Greg thought for a minute, then said, “We don’t have to do nothing. First, we’re going inside your little hidey-hole here to get a little fuel for our jeep.” He stepped closer and put the barrel of the rifle to my head. “Then, maybe I’ll shoot your friends, knock you out, and take you back to Wallace on a silver platter. I think we only have enough room for your tall ass anyway.” He looked me up and down with disgust.
I caught some movement in the wrecked cars and the broken stores. The Red-Eyes had arrived.
“I don’t think so, Greg. With all your damn shooting and window breaking, the zombies are here.” He stepped back and started to scan the parking lot. His partner in crime, Rick, did the same. “I’m getting to know how they think,” I said, taking a step back towards Safety One. “They’re getting smarter every day. They hang out where humans hide, and wait for them to do something stupid. Like, I don’t know, shoot out store windows. You drew them right to us. They’re probably all around us right now.” I took another giant step backward, toward the ice cream parlor.
A Red-Eye zombie streaked out of one of the stores and grabbed Rick. He never fired a shot. He disappeared into a ex-shoe store without even having time to scream. The only thing that remained of Rick were his oversized boots still in the parking lot where he had been standing just a moment before. The Red-Eye had snatched him out of his shoes.

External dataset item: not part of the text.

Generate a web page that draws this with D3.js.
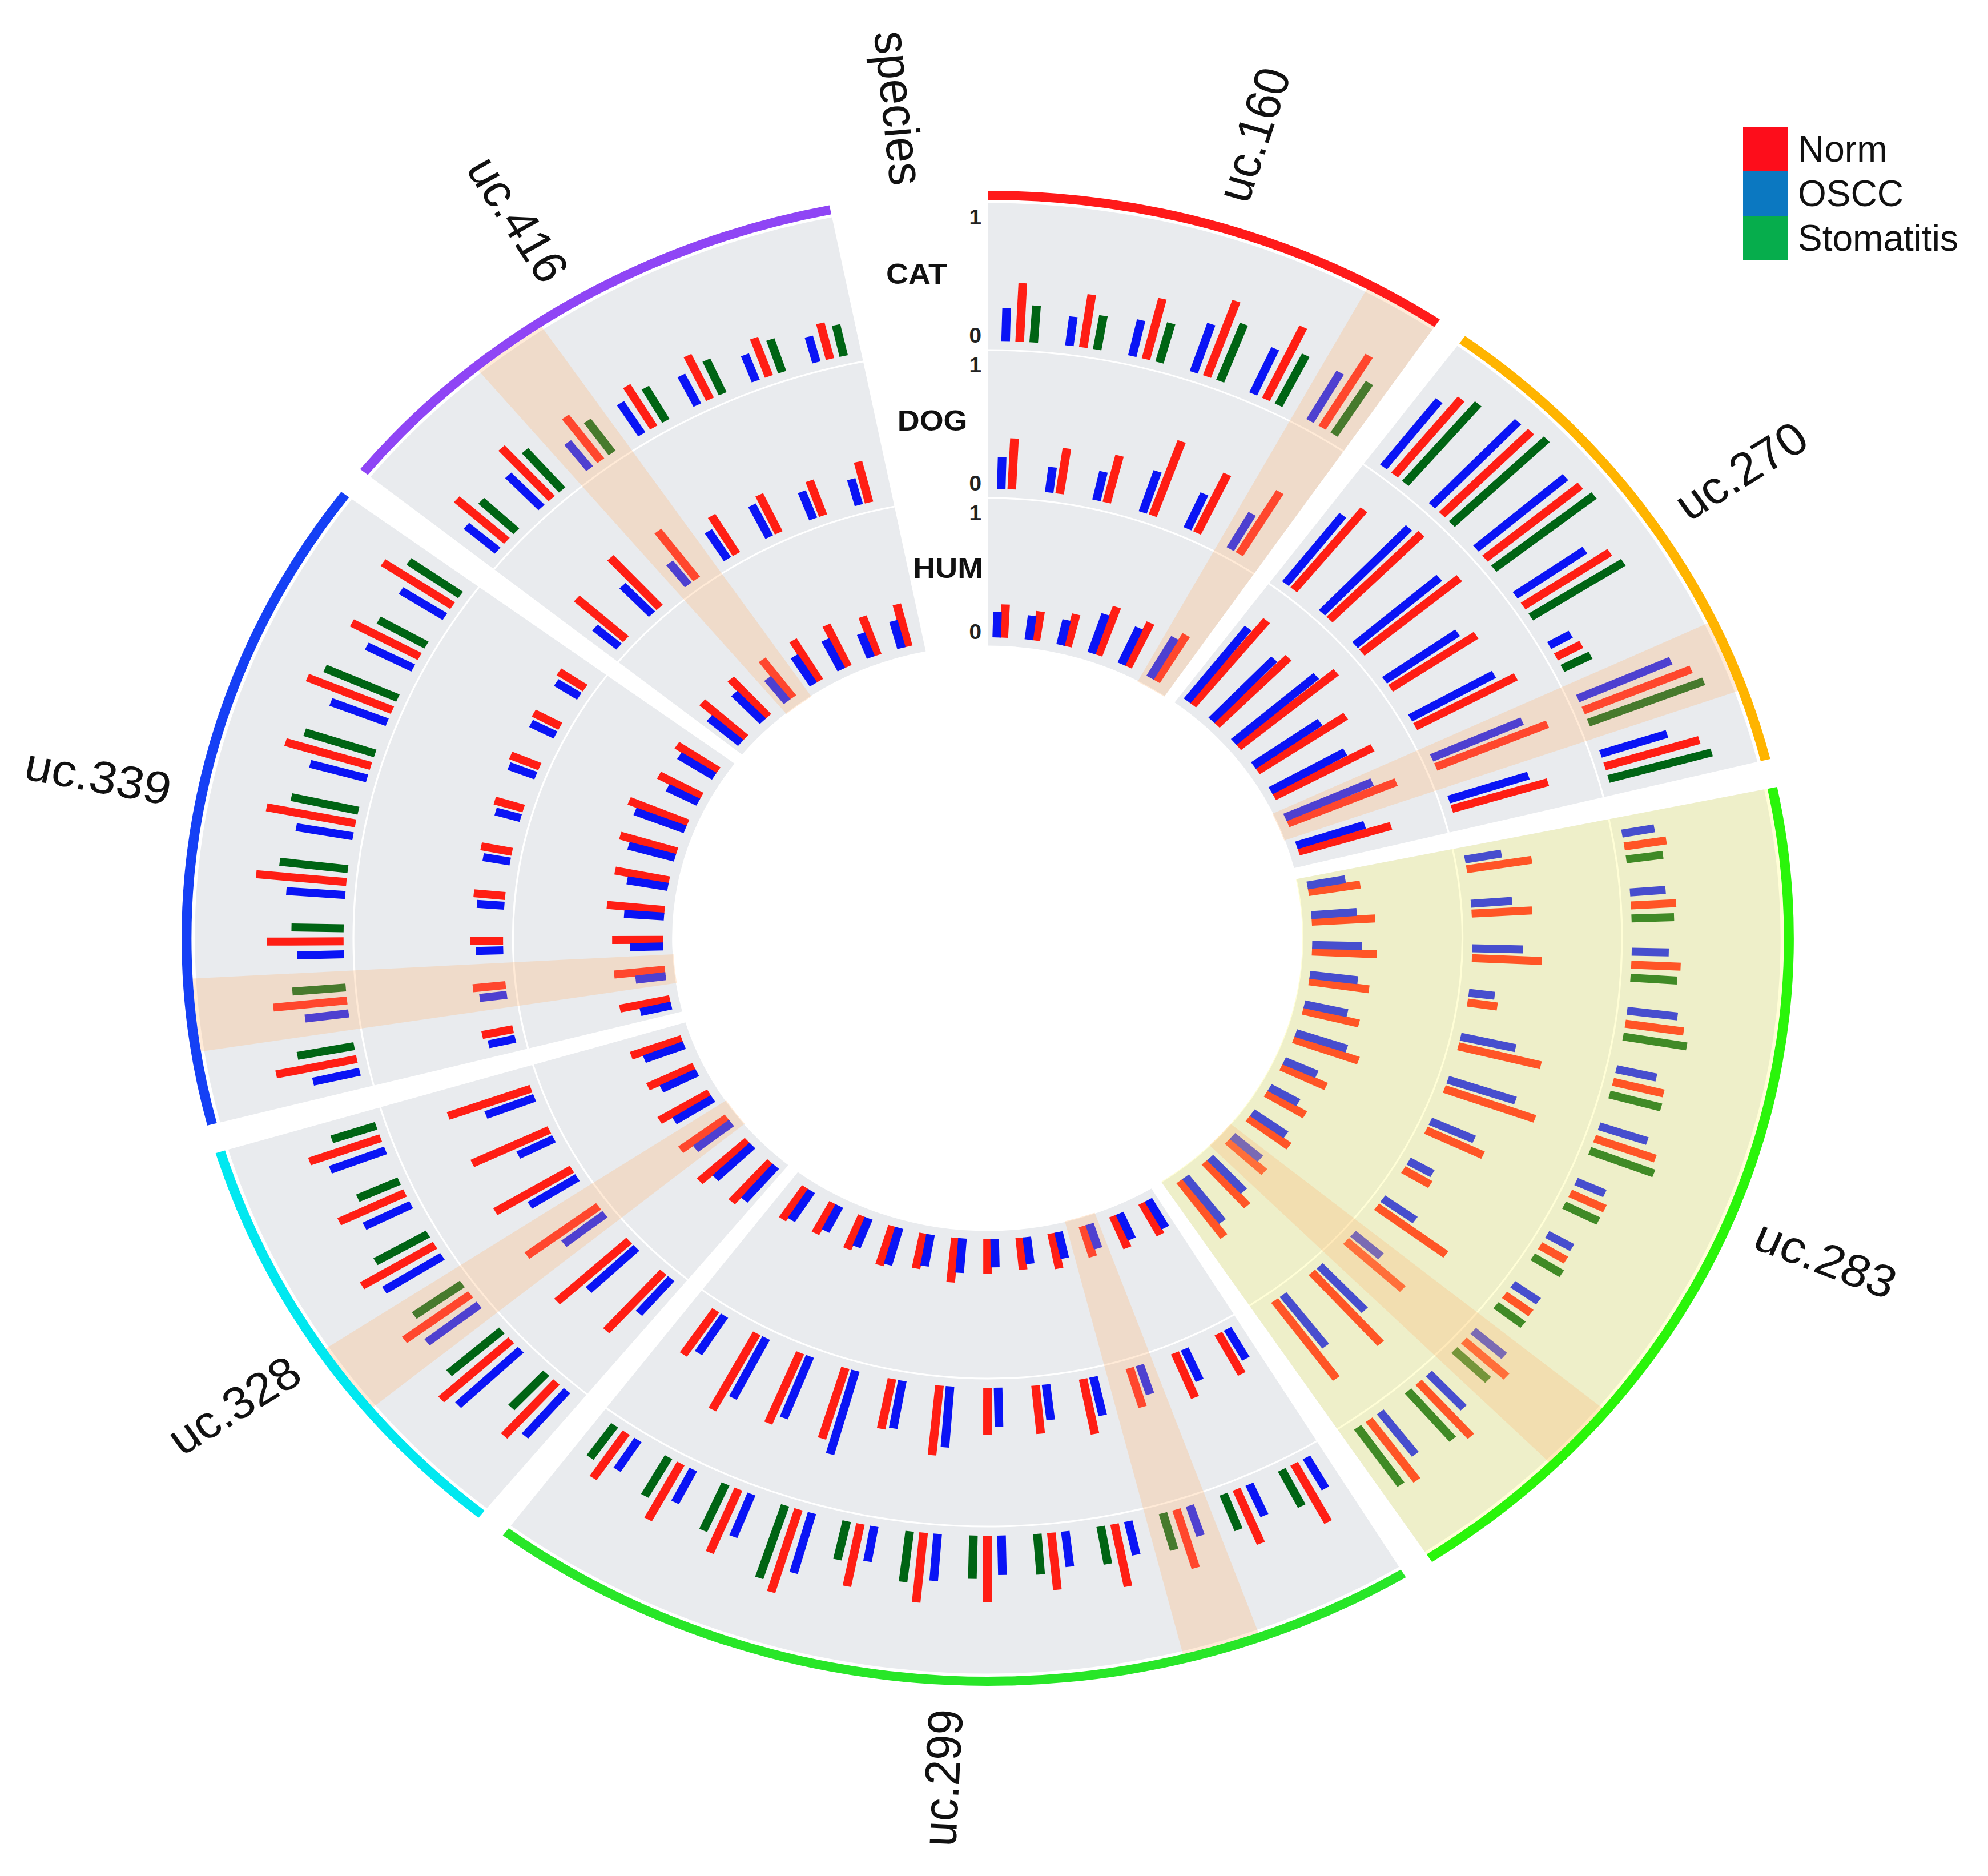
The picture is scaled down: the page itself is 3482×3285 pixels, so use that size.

Greg started firing wildly into the stores and cars. T
hat was it for me. I turned and ran as fast as my forty-one-year-old legs could carry me back to the ice cream parlor. I was near the broken window when Greg turned and sprayed a volley of bullets in my direction. I turned, drew my gun, and returned fire. With all the running and noise, we both missed. I watched in horror as three Red-Eyes - a small, blond female, a larger male with half his face torn off, and a larger male with a tattered policeman’s uniform - popped up and zeroed in on Greg. I turned and flew into the store as the first shots of Greg’s rifle began to echo off the walls.
I stumbled into Safety One out of breath. Ben was in a defensive position by the window. He ran over to prevent me from falling. “Behind the counter,” I gasped. “Now.”
We all got behind the stainless steel counter. It wasn’t much in the way of cover, but it was all we had. Ben peeked over the top, and I crouched and looked around the end. Ben put the doctor, who was cradling Amy, between us. We held our breath as we waited for someone or something to come through the broken storefront window. It turned out to be a couple of somethings.
It was the trio of deadheads from the parking lot. The two smaller Red-Eyes bounded into the ice cream parlor with their noses in the air, trying to catch a scent. The big ex-policeman hung back, watching the scene. After a few minutes of sniffing, the blond female and the small male looked back at their large companion. He waved his hand to direct them into the store to take a closer look. He was the leader. I was dumbfounded. The zombies really were getting smarter. The two young ones cautiously walked into Safety One, sniffing the air as they walked. The leader stayed outside, letting his subordinates do the dangerous work. They came in deeper, looking, sniffing, and cocking their heads to hear any sounds. The female turned over a table, and it made a scraping noise against the dirty floor. As they came closer, the overwhelming stench of death washed over me.
Don’t make a noise. I glanced at Ben and the doctor. They were frozen in fear. The doctor was holding Amy in her arms, but I could see her big, five-year-old eyes. They were watery. Just stay quiet, Amy. Maybe they’ll go away. I stared at Amy, and tried to will her to be quiet. She was holding her own, but she was beginning to cry. Don’t cry Amy. Please don’t cry. They’ll hear us.